Code that draws figures:

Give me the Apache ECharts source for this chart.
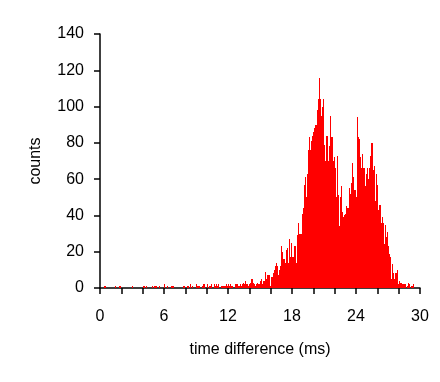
<!DOCTYPE html>
<html>
<head>
<meta charset="utf-8">
<script src="https://cdn.jsdelivr.net/npm/echarts@6/dist/echarts.min.js"></script>
<style>
  html, body { margin: 0; padding: 0; background: #fff; }
  #chart { width: 440px; height: 382px; }
</style>
</head>
<body>
<div id="chart"></div>
<script>
// histogram: 0.1 ms bins from 0 to 30 ms
const binStart = 0
const binWidth = 0.1
const counts = [
  0, 0, 0, 0, 1, 1, 0, 0, 0, 0,
  0, 0, 0, 0, 1, 0, 0, 0, 1, 1,
  0, 0, 0, 0, 0, 0, 0, 0, 0, 0,
  1, 0, 0, 0, 0, 0, 0, 0, 0, 0,
  1, 1, 0, 1, 0, 0, 0, 0, 0, 1,
  0, 1, 1, 0, 0, 1, 0, 0, 0, 0,
  2, 0, 0, 1, 0, 0, 0, 1, 1, 0,
  0, 0, 0, 0, 0, 0, 0, 0, 1, 1,
  0, 0, 1, 0, 2, 0, 1, 0, 0, 0,
  2, 1, 1, 1, 0, 0, 1, 2, 0, 0,
  2, 0, 1, 1, 2, 0, 0, 2, 1, 2,
  1, 2, 0, 1, 1, 1, 1, 1, 2, 1,
  2, 1, 2, 1, 1, 0, 0, 2, 2, 1,
  1, 2, 1, 2, 3, 2, 4, 2, 2, 1,
  2, 3, 5, 3, 2, 1, 2, 3, 2, 2,
  4, 5, 2, 4, 4, 9, 5, 7, 7, 1,
  6, 6, 8, 10, 12, 14, 12, 7, 10, 12,
  23, 20, 16, 14, 21, 22, 14, 27, 17, 25,
  17, 17, 23, 23, 14, 29, 36, 30, 30, 41,
  44, 57, 61, 50, 63, 76, 83, 76, 81, 84,
  86, 88, 90, 98, 104, 116, 104, 95, 100, 104,
  79, 70, 84, 84, 70, 78, 95, 83, 70, 72,
  66, 50, 73, 51, 34, 50, 56, 42, 39, 40,
  41, 45, 44, 55, 52, 58, 69, 61, 54, 54,
  50, 94, 83, 82, 72, 66, 74, 66, 56, 63,
  66, 60, 66, 73, 80, 80, 65, 67, 48, 63,
  57, 43, 46, 36, 39, 36, 24, 35, 28, 31,
  23, 19, 17, 5, 13, 8, 5, 8, 10, 2,
  4, 3, 3, 2, 2, 2, 2, 0, 1, 3,
  2, 0, 1, 2, 0, 0, 0, 0, 0, 0
]
const xTicks = [0, 6, 12, 18, 24, 30]
const yTicks = [0, 20, 40, 60, 80, 100, 120, 140]

// one item per bin: [left edge, right edge, count]
const bins = counts.map((c, i) => [binStart + i * binWidth, binStart + (i + 1) * binWidth, c])

const font = 'Liberation Sans, Arial, sans-serif'
const black = { color: '#000', width: 1.5 }

// 直方图柱子：用坐标轴换算像素，取整避免缝隙
function renderBin (params, api) {
  const v = api.value(2)
  if (!v) return null
  const p0 = api.coord([api.value(0), v])
  const p1 = api.coord([api.value(1), 0])
  const x0 = Math.round(p0[0])
  const x1 = Math.round(p1[0])
  const y0 = Math.round(p0[1])
  const y1 = Math.round(p1[1])
  return {
    type: 'rect',
    shape: { x: x0, y: y0, width: Math.max(x1 - x0, 1), height: y1 - y0 },
    style: { fill: '#ff0000', stroke: null, lineWidth: 0 },
    emphasisDisabled: true
  }
}

const myChart = echarts.init(document.getElementById('chart'), null, { renderer: 'canvas' })
const option = {
  animation: false,
  grid: { left: 100, right: 20, top: 34, bottom: 94, containLabel: false },
  xAxis: {
    type: 'value',
    min: 0,
    max: 30,
    interval: 2,
    name: 'time difference (ms)',
    nameLocation: 'middle',
    nameGap: 54,
    nameTextStyle: { color: '#000', fontSize: 16, fontFamily: font },
    axisLine: { lineStyle: black },
    axisTick: { show: true, length: 6, lineStyle: black },
    axisLabel: {
      color: '#000',
      fontSize: 16,
      fontFamily: font,
      margin: 21,
      formatter: v => (xTicks.indexOf(v) >= 0 ? String(v) : '')
    },
    splitLine: { show: false }
  },
  yAxis: {
    type: 'value',
    min: 0,
    max: 140,
    interval: 20,
    name: 'counts',
    nameLocation: 'middle',
    nameRotate: 90,
    nameGap: 56,
    nameTextStyle: { color: '#000', fontSize: 16, fontFamily: font },
    axisLine: { show: true, lineStyle: black },
    axisTick: { show: true, length: 6, lineStyle: black },
    axisLabel: {
      color: '#000',
      fontSize: 16,
      fontFamily: font,
      margin: 16,
      formatter: v => (yTicks.indexOf(v) >= 0 ? String(v) : '')
    },
    splitLine: { show: false }
  },
  series: [
    {
      type: 'custom',
      renderItem: renderBin,
      encode: { x: [0, 1], y: 2 },
      data: bins,
      silent: true,
      z: 1
    }
  ]
}
myChart.setOption(option)
</script>
</body>
</html>
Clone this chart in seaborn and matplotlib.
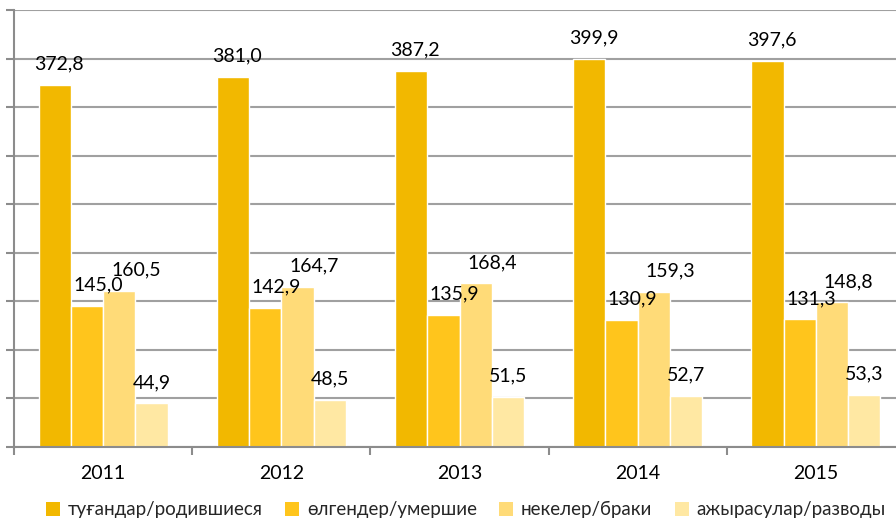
import matplotlib
matplotlib.use("Agg")
import matplotlib.pyplot as plt
import seaborn as sns
import pandas as pd
import numpy as np
from matplotlib.patches import Patch

years = ["2011", "2012", "2013", "2014", "2015"]
series = ["туғандар/родившиеся", "өлгендер/умершие", "некелер/браки", "ажырасулар/разводы"]
births = [372.8, 381.0, 387.2, 399.9, 397.6]
deaths = [145.0, 142.9, 135.9, 130.9, 131.3]
marriages = [160.5, 164.7, 168.4, 159.3, 148.8]
divorces = [44.9, 48.5, 51.5, 52.7, 53.3]
colors = ["#F2B800", "#FFC51C", "#FFDB78", "#FFE8A3"]

df = pd.DataFrame({
    "year": years * 4,
    "series": [s for s in series for _ in years],
    "value": births + deaths + marriages + divorces,
})

sns.set_style("white")
plt.rcParams["font.family"] = ["Lato", "DejaVu Sans"]

fig = plt.figure(figsize=(8.96, 5.24), dpi=100)
ax = fig.add_axes([14 / 896, 1 - 447 / 524, 891 / 896, 437 / 524])

sns.barplot(data=df, x="year", y="value", hue="series", palette=colors,
            width=0.725, gap=0, saturation=1, ax=ax, legend=False)

ax.set_ylim(0, 450)
ax.set_xlim(-0.5, 4.5)
ax.set_yticks(np.arange(0, 451, 50))
ax.set_yticklabels([])
ax.grid(axis="y", color="#A0A0A0", linewidth=1.5)
ax.set_axisbelow(True)
ax.set_xlabel("")
ax.set_ylabel("")

for side in ["top", "right"]:
    ax.spines[side].set_visible(False)
for side in ["left", "bottom"]:
    ax.spines[side].set_color("#8C8C8C")
    ax.spines[side].set_linewidth(1.5)

ax.tick_params(axis="y", length=6, width=1.5, color="#8C8C8C", direction="out", left=True)
ax.set_xticks(np.arange(-0.5, 5, 1), minor=True)
ax.tick_params(axis="x", which="minor", length=6, width=1.5, color="#8C8C8C", bottom=True)
ax.tick_params(axis="x", which="major", length=0, labelsize=14, pad=13, labelcolor="black")

for cont, dx in zip(ax.containers, [3, 8, 12, 0]):
    labels = [f"{v:.1f}".replace(".", ",") for v in cont.datavalues]
    for bar, lab in zip(cont, labels):
        ax.annotate(lab, (bar.get_x() + bar.get_width() / 2, bar.get_height()),
                    xytext=(dx, 9), textcoords="offset points",
                    ha="center", va="bottom", fontsize=14, color="black")

handles = [Patch(facecolor=c, edgecolor="none") for c in colors]
fig.legend(handles, series, loc="center", bbox_to_anchor=(0.52, 0.027), ncol=4,
           frameon=False, fontsize=13.5, handlelength=0.75, handleheight=0.75,
           handletextpad=0.4, columnspacing=1.2)

fig.savefig("out.png", dpi=100)
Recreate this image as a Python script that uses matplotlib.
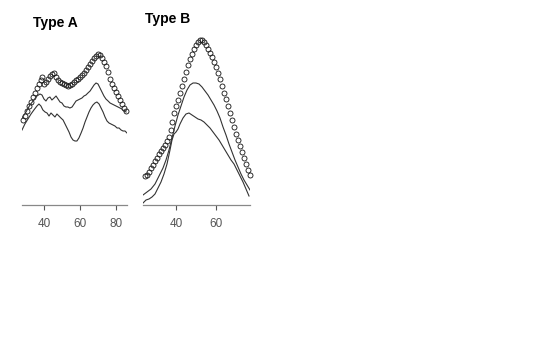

Task details: Keep the images out of the copy. Repeat word for word only the lines from the one containing "Clone this chart in seaborn and matplotlib." through the one containing "from matplotlib.patches import Patch", both ends included.

Solution to this exercise:
Clone this chart in seaborn and matplotlib.
import matplotlib
matplotlib.use("Agg")
import matplotlib.pyplot as plt
import seaborn as sns
import pandas as pd
import numpy as np
from matplotlib.patches import Patch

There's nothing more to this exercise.